Néanmoins, les constructeurs allemands trouveront sans doute une consolation dans les exportations. Avec l'explosion des ventes dans certains pays émergents, en premier lieu la Chine, elles ont explosé au mois de juin de 26 % (395 000 véhicules). Certains constructeurs n'arrivent même plus à assurer les commandes dans des temps raisonnables. BMW vient d'ailleurs d'annoncer qu'il serait obligé d'exporter plus de véhicules en Chine depuis ses usines allemandes.

Inquiétudes aussi du côté de l'Espagne. Après l'effondrement des ventes de voitures, fin 2008 début 2009, lorsque le pays était entré en récession, le gouvernement s'était résolu à introduire une prime à la casse de 2 000 euros début janvier 2010. Avec une hausse de près de 40 % au premier semestre, le pays ne doit donc son sursaut qu'à l'introduction de cette aide gouvernementale. Las, selon l'association des constructeurs automobiles, l'Anfac, les ventes de véhicules pourraient chuter de plus de 30 % au second semestre. Non seulement, la prime à la casse a pris fin le 1er juillet, mais la TVA a été relevée de deux points à cette même date.

De même, au Royaume-Uni, les inquiétudes se font jour. "Le secteur automobile s'attend à des conditions économiques difficiles au second semestre et l'action du gouvernement pour améliorer l'accès au crédit des consommateurs et des entreprises sera importante pour soutenir la dynamique de la reprise", prévient Paul Everitt, directeur général de l'association des constructeurs automobiles britanniques, la SMMT.t

En Italie, les prévisions ont carrément viré au rouge foncé pour le deuxième semestre. L'Anfia, l'association des constructeurs italiens, ne cache pas son inquiétude. Après la baisse de juin (-19,1 % à 170 625 unités), "cela donne une idée de ce qui nous attend ces prochains mois : une nouvelle contraction du marché, renforcée par la baisse traditionnelle du marché durant la période estivale", a résumé Eugenio Razelli, président de l'Anfia.
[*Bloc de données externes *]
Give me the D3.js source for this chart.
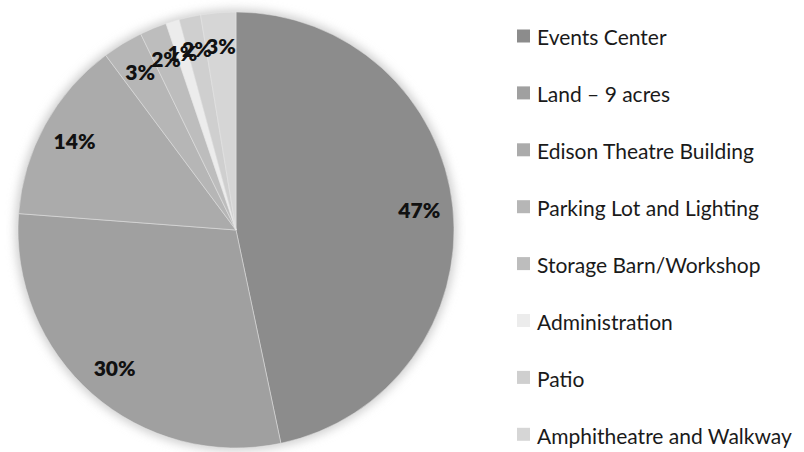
<!DOCTYPE html>
<html lang="en">
<head>
<meta charset="UTF-8">
<title>Budget breakdown</title>
<style>
  body { margin: 0; background: #fff; }
</style>
</head>
<body>
<script src="https://cdn.jsdelivr.net/npm/d3@7"></script>
<div id="chart"></div>
<script>

// categories and shares (percent of total)
const categories = ["Events Center", "Land \u2013 9 acres", "Edison Theatre Building",
  "Parking Lot and Lighting", "Storage Barn/Workshop", "Administration", "Patio",
  "Amphitheatre and Walkway"];
const shares = [46.7, 29.5, 13.6, 3.0, 2.0, 1.0, 1.6, 2.6];
const greys = ["#8c8c8c", "#a0a0a0", "#ababab", "#b6b6b6", "#bdbdbd", "#ececec", "#cfcfcf", "#d6d6d6"];

const width = 804, height = 452;
const cx = 236, cy = 230, radius = 218;

const svg = d3.select("#chart")
  .append("svg")
    .attr("width", width)
    .attr("height", height);

// soft halo round the pie
const defs = svg.append("defs");
defs.append("filter")
    .attr("id", "halo")
    .attr("x", "-20%").attr("y", "-20%")
    .attr("width", "140%").attr("height", "140%")
  .append("feGaussianBlur")
    .attr("stdDeviation", 5);

const g = svg.append("g")
    .attr("transform", `translate(${cx}, ${cy})`);

g.append("circle")
    .attr("r", radius + 3)
    .attr("fill", "#d0d0d0")
    .attr("filter", "url(#halo)");

const color = d3.scaleOrdinal().domain(categories).range(greys);

const pie = d3.pie().sort(null).value(d => d.value);
const data = categories.map((c, i) => ({ name: c, value: shares[i] }));
const arcs = pie(data);

const arc = d3.arc().innerRadius(0).outerRadius(radius);
const labelArc = d3.arc().innerRadius(radius * 0.845).outerRadius(radius * 0.845);

g.selectAll("path.slice")
  .data(arcs)
  .join("path")
    .attr("class", "slice")
    .attr("d", arc)
    .attr("fill", d => color(d.data.name))
    .attr("stroke", "#e6e6e6")
    .attr("stroke-width", 0.5);

// percent labels
g.selectAll("text.pct")
  .data(arcs)
  .join("text")
    .attr("class", "pct")
    .attr("transform", d => `translate(${labelArc.centroid(d)})`)
    .attr("text-anchor", "middle")
    .attr("dy", "0.35em")
    .style("font-family", "Lato, 'Open Sans', sans-serif")
    .style("font-weight", 800)
    .style("font-size", "21px")
    .style("fill", "#111")
    .text(d => Math.round(d.data.value) + "%");

// legend
const legendX = 517, legendY = 38, step = 56.9, size = 13;
const legend = svg.selectAll("g.legend")
  .data(categories)
  .join("g")
    .attr("class", "legend")
    .attr("transform", (d, i) => `translate(${legendX}, ${legendY + i * step})`);

legend.append("rect")
    .attr("x", 0)
    .attr("y", -size / 2 - 2)
    .attr("width", size)
    .attr("height", size)
    .attr("fill", d => color(d));

legend.append("text")
    .attr("x", 20)
    .attr("dy", "0.35em")
    .style("font-family", "Lato, 'Open Sans', sans-serif")
    .style("font-size", "21px")
    .style("fill", "#1a1a1a")
    .text(d => d);

</script>
</body>
</html>
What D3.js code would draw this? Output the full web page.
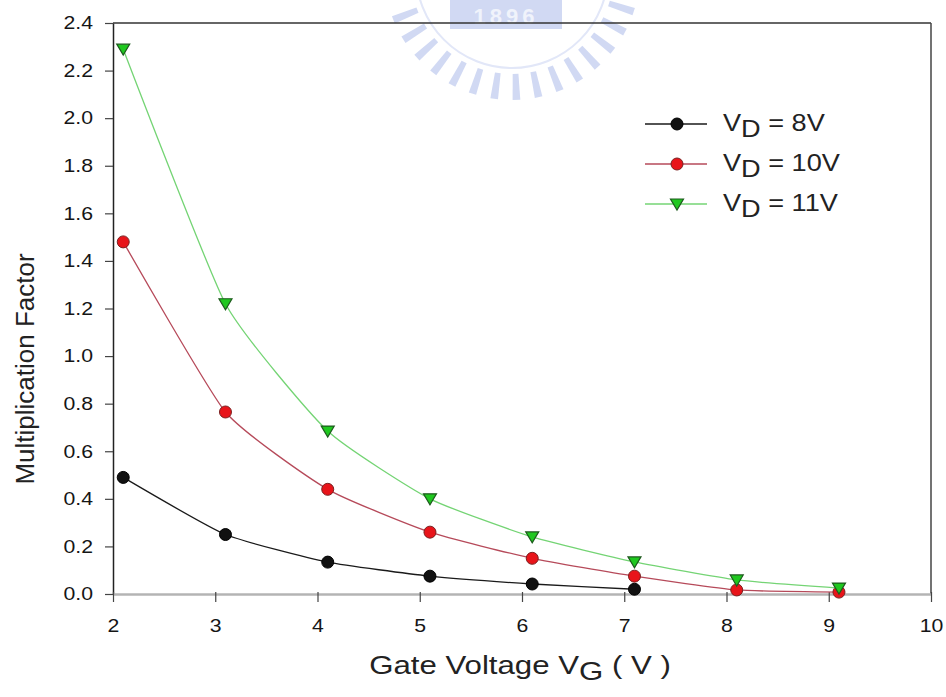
<!DOCTYPE html>
<html>
<head>
<meta charset="utf-8">
<script src="https://cdn.jsdelivr.net/npm/d3@7"></script>
<style>
  body { margin: 0; background: #fff; }
  text { font-family: "Liberation Sans", Arial, sans-serif; fill: #222; }
</style>
</head>
<body>
<script>
// data
var gateVoltage = [2.1, 3.1, 4.1, 5.1, 6.1, 7.1, 8.1, 9.1];
var mfVd8  = [0.49, 0.25, 0.134, 0.075, 0.042, 0.02];
var mfVd10 = [1.48, 0.765, 0.44, 0.26, 0.15, 0.075, 0.017, 0.008];
var mfVd11 = [2.29, 1.22, 0.685, 0.40, 0.24, 0.135, 0.059, 0.025];
var seriesNames = ["8V", "10V", "11V"];
var xTicks = [2, 3, 4, 5, 6, 7, 8, 9, 10];
var yTicks = [0, 0.2, 0.4, 0.6, 0.8, 1.0, 1.2, 1.4, 1.6, 1.8, 2.0, 2.2, 2.4];

var width = 946, height = 697;
var plotLeft = 113, plotRight = 931, plotTop = 23, plotBottom = 594;
var sx = 1.18; // the picture's text is a bit wide

var svg = d3.select("body").append("svg")
    .attr("width", width)
    .attr("height", height);

// faint logo at the top (watermark)
var logo = svg.append("g").attr("transform", "translate(512,-28)")
    .style("opacity", 0.85);
d3.range(0, 15).forEach(function(i) {
    var a = (18 + i * 10) * Math.PI / 180;
    var r0 = 102, r1 = 128;
    logo.append("path")
        .attr("d", "M" + [Math.cos(a - 0.028) * r0, Math.sin(a - 0.028) * r0] +
              "L" + [Math.cos(a - 0.03) * r1, Math.sin(a - 0.03) * r1] +
              "L" + [Math.cos(a + 0.03) * r1, Math.sin(a + 0.03) * r1] +
              "L" + [Math.cos(a + 0.028) * r0, Math.sin(a + 0.028) * r0] + "Z")
        .attr("fill", "#c9d3f2");
});
logo.append("circle").attr("r", 96).attr("fill", "none")
    .attr("stroke", "#dde3f7").attr("stroke-width", 2);
logo.append("rect").attr("x", -62).attr("y", 28).attr("width", 112).attr("height", 29)
    .attr("fill", "#c9d3f2");
logo.append("text").attr("x", -6).attr("y", 52).attr("text-anchor", "middle")
    .style("font-size", "22px").style("font-weight", "bold").style("fill", "#eef1fb")
    .attr("letter-spacing", 4).text("1896");

var x = d3.scaleLinear().domain([2, 10]).range([plotLeft, plotRight]);
var y = d3.scaleLinear().domain([0, 2.4]).range([plotBottom, plotTop]);

// frame
svg.append("line").attr("x1", plotLeft).attr("x2", plotRight).attr("y1", plotTop).attr("y2", plotTop)
    .attr("stroke", "#333").attr("stroke-width", 1.5);
svg.append("line").attr("x1", plotRight).attr("x2", plotRight).attr("y1", plotTop).attr("y2", plotBottom)
    .attr("stroke", "#444").attr("stroke-width", 1.5);

// axes
var yAxis = svg.append("g").attr("transform", "translate(" + plotLeft + ",0)")
    .call(d3.axisLeft(y).tickValues(yTicks).tickFormat(d3.format(".1f"))
        .tickSize(8).tickPadding(0).tickSizeOuter(0));
yAxis.select(".domain").attr("stroke", "#222").attr("stroke-width", 1.5);
yAxis.selectAll(".tick line").attr("stroke", "#444").attr("stroke-width", 1.2);
yAxis.selectAll(".tick text")
    .attr("x", 0)
    .attr("transform", "translate(-20,0) scale(" + sx + ",1)")
    .style("font-size", "18px").style("fill", "#151515");

var xAxis = svg.append("g").attr("transform", "translate(0," + plotBottom + ")")
    .call(d3.axisBottom(x).tickValues(xTicks).tickFormat(d3.format("d"))
        .tickSize(8).tickPadding(17).tickSizeOuter(0));
xAxis.select(".domain").attr("stroke", "#b4b4b4").attr("stroke-width", 2.5);
xAxis.selectAll(".tick line").attr("stroke", "#444").attr("stroke-width", 1.2)
    .attr("y1", -2);
xAxis.selectAll(".tick text")
    .attr("transform", "scale(" + sx + ",1)")
    .style("font-size", "18px").style("fill", "#151515");

// lines
var series = [
    { name: seriesNames[0], values: mfVd8, line: "#1a1a1a", fill: "#111", stroke: "#000", shape: "circle" },
    { name: seriesNames[1], values: mfVd10, line: "#b64a5a", fill: "#e8141a", stroke: "#7a2020", shape: "circle" },
    { name: seriesNames[2], values: mfVd11, line: "#74d474", fill: "#1fc81f", stroke: "#1d5a1d", shape: "tri" }
];

var line = d3.line()
    .x(function(d) { return x(d[0]); })
    .y(function(d) { return y(d[1]); })
    .curve(d3.curveCardinal.tension(0.5));

function drawMarker(g, s) {
    if (s.shape === "circle") {
        g.append("circle").attr("r", 6).attr("fill", s.fill)
            .attr("stroke", s.stroke).attr("stroke-width", 1);
    } else {
        g.append("path").attr("d", "M-6.5,-5L6.5,-5L0,6Z").attr("fill", s.fill)
            .attr("stroke", s.stroke).attr("stroke-width", 1.2);
    }
}

series.forEach(function(s) {
    var pts = s.values.map(function(v, i) { return [gateVoltage[i], v]; });
    svg.append("path").datum(pts)
        .attr("d", line)
        .attr("fill", "none")
        .attr("stroke", s.line)
        .attr("stroke-width", 1.3);
    pts.forEach(function(p) {
        var g = svg.append("g").attr("transform", "translate(" + x(p[0]) + "," + y(p[1]) + ")");
        drawMarker(g, s);
    });
});

// legend
var legendY = [124, 164, 204];
series.forEach(function(s, i) {
    var g = svg.append("g").attr("transform", "translate(0," + legendY[i] + ")");
    g.append("line").attr("x1", 645).attr("x2", 707).attr("y1", 0).attr("y2", 0)
        .attr("stroke", s.line).attr("stroke-width", 1.3);
    var m = g.append("g").attr("transform", "translate(677,0)");
    drawMarker(m, s);
    var t = g.append("text").attr("transform", "translate(723,7) scale(" + sx + ",1)")
        .style("font-size", "23px");
    t.append("tspan").text("V");
    t.append("tspan").attr("dy", 6).text("D");
    t.append("tspan").attr("dy", -6).text(" = " + s.name);
});

// axis titles
var xt = svg.append("text")
    .attr("transform", "translate(520,674) scale(1.2,1)")
    .attr("text-anchor", "middle")
    .style("font-size", "26px");
xt.append("tspan").text("Gate Voltage V");
xt.append("tspan").attr("dy", 6).text("G");
xt.append("tspan").attr("dy", -6).text(" ( V )");

svg.append("text")
    .attr("transform", "translate(34,369) rotate(-90)")
    .attr("text-anchor", "middle")
    .style("font-size", "26px")
    .text("Multiplication Factor");
</script>
</body>
</html>
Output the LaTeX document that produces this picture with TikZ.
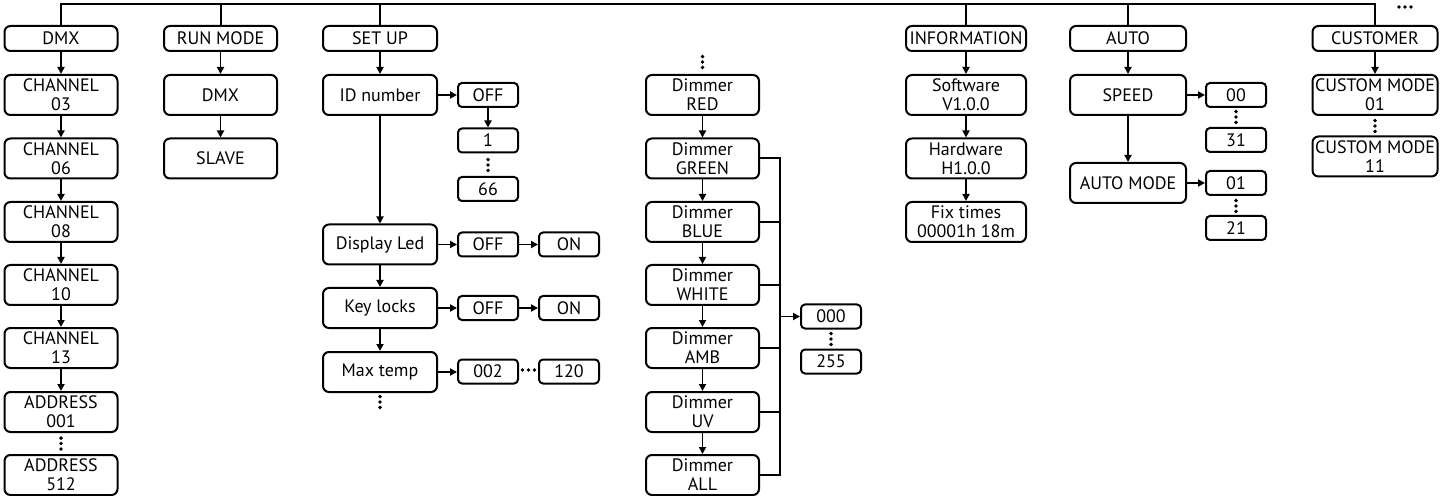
\documentclass[tikz,border=0pt]{standalone}
\usepackage{fontspec}
\setmainfont{PT Sans}
\usetikzlibrary{arrows.meta}

\begin{document}
\begin{tikzpicture}[x=0.5pt, y=-0.5pt, line width=1pt,
  menubox/.style={draw, rounded corners=3pt, minimum width=56.5pt, minimum height=20pt, inner sep=0pt, align=center, font=\fontsize{9}{9.4}\selectfont},
  headbox/.style={menubox, minimum height=12.5pt},
  valbox/.style={menubox, rounded corners=2pt, minimum width=30pt, minimum height=12pt},
  arr/.style={-{Triangle[length=3.5pt,width=3.5pt]}, line width=0.9pt},
  vdotsmark/.style={inner sep=0pt, minimum width=3pt, minimum height=8.5pt,
    path picture={\foreach \k in {-1,0,1} \fill (path picture bounding box.center) ++(0pt,\k*2.7pt) circle (0.95pt);}},
  hdotsmark/.style={inner sep=0pt, minimum width=9.5pt, minimum height=3pt,
    path picture={\foreach \k in {-1,0,1} \fill (path picture bounding box.center) ++(\k*3pt,0pt) circle (0.95pt);}}]
\useasboundingbox (0,0) rectangle (1443,496);
% --- DMX ---
\node[headbox] (dmxhead) at (61,38.5) {DMX};
\node[menubox] (ch03) at (61,95) {CHANNEL\\03};
\node[menubox] (ch06) at (61,158.5) {CHANNEL\\06};
\node[menubox] (ch08) at (61,222) {CHANNEL\\08};
\node[menubox] (ch10) at (61,285) {CHANNEL\\10};
\node[menubox] (ch13) at (61,348) {CHANNEL\\13};
\node[menubox] (addr001) at (61,412) {ADDRESS\\001};
\node[vdotsmark] (dmxdots) at (61,443.5) {};
\node[menubox] (addr512) at (61,475) {ADDRESS\\512};
\draw[arr] (dmxhead) -- (ch03);
\draw[arr] (ch03) -- (ch06);
\draw[arr] (ch06) -- (ch08);
\draw[arr] (ch08) -- (ch10);
\draw[arr] (ch10) -- (ch13);
\draw[arr] (ch13) -- (addr001);
% --- RUN MODE ---
\node[headbox] (runhead) at (220.5,38.5) {RUN MODE};
\node[menubox] (rundmx) at (220.5,95) {DMX};
\node[menubox] (runslave) at (220.5,158.5) {SLAVE};
\draw[arr] (runhead) -- (rundmx);
\draw[arr] (rundmx) -- (runslave);
% --- SET UP ---
\node[headbox, minimum width=57pt] (setuphead) at (380,38.5) {SET UP};
\node[menubox, minimum width=57pt] (idnum) at (380,95) {ID number};
\node[valbox] (idoff) at (488,95) {OFF};
\node[valbox] (id1) at (488,140.5) {1};
\node[vdotsmark] (iddots) at (488,165) {};
\node[valbox] (id66) at (488,189) {66};
\node[menubox, minimum width=57pt] (disp) at (380,244.5) {Display Led};
\node[valbox] (dispoff) at (488,244.5) {OFF};
\node[valbox] (dispon) at (569,244.5) {ON};
\node[menubox, minimum width=57pt] (keyl) at (380,308) {Key locks};
\node[valbox] (keyoff) at (488,308) {OFF};
\node[valbox] (keyon) at (569,308) {ON};
\node[menubox, minimum width=57pt] (maxt) at (380,372) {Max temp};
\node[valbox] (t002) at (488,371.5) {002};
\node[hdotsmark] (tdots) at (528.5,370) {};
\node[valbox] (t120) at (569,371.5) {120};
\node[vdotsmark] (setdots) at (380,402) {};
\draw[arr] (setuphead) -- (idnum);
\draw[arr] (idnum) -- (idoff);
\draw[arr] (idoff) -- (id1);
\draw[arr] (idnum) -- (disp);
\draw[arr] (disp) -- (dispoff);
\draw[arr] (dispoff) -- (dispon);
\draw[arr] (disp) -- (keyl);
\draw[arr] (keyl) -- (keyoff);
\draw[arr] (keyoff) -- (keyon);
\draw[arr] (keyl) -- (maxt);
\draw[arr] (maxt) -- (maxt -| t002.west);
% --- Dimmer ---
\node[vdotsmark] (dimdots) at (702.5,62) {};
\node[menubox] (red) at (702.5,95) {Dimmer\\RED};
\node[menubox] (green) at (702.5,158.5) {Dimmer\\GREEN};
\node[menubox] (blue) at (702.5,222) {Dimmer\\BLUE};
\node[menubox] (white) at (702.5,285) {Dimmer\\WHITE};
\node[menubox] (amb) at (702.5,348) {Dimmer\\AMB};
\node[menubox] (uv) at (702.5,412) {Dimmer\\UV};
\node[menubox] (all) at (702.5,475) {Dimmer\\ALL};
\node[valbox] (v000) at (831,316.5) {000};
\node[vdotsmark] (vdots) at (831,339) {};
\node[valbox] (v255) at (831,361.5) {255};
\coordinate (bus) at (780,158.5);
\draw[arr] (red) -- (green);
\draw[arr] (green) -- (blue);
\draw[arr] (blue) -- (white);
\draw[arr] (white) -- (amb);
\draw[arr] (amb) -- (uv);
\draw[arr] (uv) -- (all);
\draw (green.east) -- (green.east -| bus) -- (all.east -| bus) -- (all.east);
\draw (blue.east) -- (blue.east -| bus);
\draw (white.east) -- (white.east -| bus);
\draw (amb.east) -- (amb.east -| bus);
\draw (uv.east) -- (uv.east -| bus);
\draw[arr] (v000.west -| bus) -- (v000);
% --- INFORMATION ---
\node[headbox, minimum width=60pt] (infohead) at (966,38.5) {INFORMATION};
\node[menubox, minimum width=60pt] (soft) at (966,95) {Software\\V1.0.0};
\node[menubox, minimum width=60pt] (hard) at (966,158.5) {Hardware\\H1.0.0};
\node[menubox, minimum width=60pt] (fix) at (966,222) {Fix times\\00001h 18m};
\draw[arr] (infohead) -- (soft);
\draw[arr] (soft) -- (hard);
\draw[arr] (hard) -- (fix);
% --- AUTO ---
\node[headbox, minimum width=58pt] (autohead) at (1128,38.5) {AUTO};
\node[menubox, minimum width=58pt] (speed) at (1128,95) {SPEED};
\node[menubox, minimum width=58pt] (automode) at (1128,183) {AUTO MODE};
\node[valbox] (s00) at (1236,95) {00};
\node[vdotsmark] (sdots) at (1236,117) {};
\node[valbox] (s31) at (1236,140) {31};
\node[valbox] (am01) at (1236,183) {01};
\node[vdotsmark] (amdots) at (1236,206) {};
\node[valbox] (am21) at (1236,228) {21};
\draw[arr] (autohead) -- (speed);
\draw[arr] (speed) -- (automode);
\draw[arr] (speed) -- (s00);
\draw[arr] (automode) -- (am01);
% --- CUSTOMER ---
\node[headbox, minimum width=62.5pt] (custhead) at (1375,38.5) {CUSTOMER};
\node[menubox, minimum width=62.5pt] (cm01) at (1375,95) {CUSTOM MODE\\01};
\node[vdotsmark] (cmdots) at (1375,126) {};
\node[menubox, minimum width=62.5pt] (cm11) at (1375,156.5) {CUSTOM MODE\\11};
\draw[arr] (custhead) -- (cm01);
% --- Top line ---
\coordinate (topl) at (61,4);
\draw (dmxhead.north) -- (topl) -- (topl -| custhead.north) -- (custhead.north);
\draw (runhead.north) -- (runhead.north |- topl);
\draw (setuphead.north) -- (setuphead.north |- topl);
\draw (infohead.north) -- (infohead.north |- topl);
\draw (autohead.north) -- (autohead.north |- topl);
\node[hdotsmark, minimum width=11pt] (moredots) at (1405,7) {};
\end{tikzpicture}
\end{document}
Dans ce panorama, la France fait un peu figure d'ovni. Pour continuer à soutenir les ventes, le gouvernement a décidé d'une fin de la prime à la casse progressive. "La diminution de la prime à la casse (500 euros depuis le 1er juillet) a conduit logiquement à une diminution en douceur des ventes", explique François Roudier, porte-parole du Comité des constructeurs français d'automobiles (CCFA). Si le marché va connaître lui aussi un ralentissement sur la seconde partie de l'année, il devrait néanmoins être beaucoup léger. "Les ventes d'automobiles neuves pourraient totaliser 2,060 millions d'unités cette année et non plus 2 millions de véhicules comme nous l'avions prévu initialement. Finalement, le marché français ne devrait donc perdre que quelque 100 000 véhicules", indique Bernard Cambier, directeur commercial France de Renault. "En France, il y a quand même beaucoup d'incertitudes pour les prochains mois liées au contexte économique qui reste difficile. La vraie question qui se pose, c'est pour 2011", estime de son côté Flavien Neuvy, qui dirige l'Observatoire de l'automobile.

Les constructeurs automobiles comptent désormais sur les pays émergents pour soutenir leurs ventes. Malgré le net ralentissement en Europe, le marché mondial devrait lui augmenter grâce notamment à l'Inde, le Brésil et bien sûr la Chine, où selon les estimations, le marché pourrait croître de 20 % après un bond de 45 % en 2009. Selon Carlos Ghosn, président de Renault et de Nissan, l'industrie automobile devrait même établir un nouveau record en 2010 avec 70 millions de véhicules produits contre 57 millions seulement en 2009.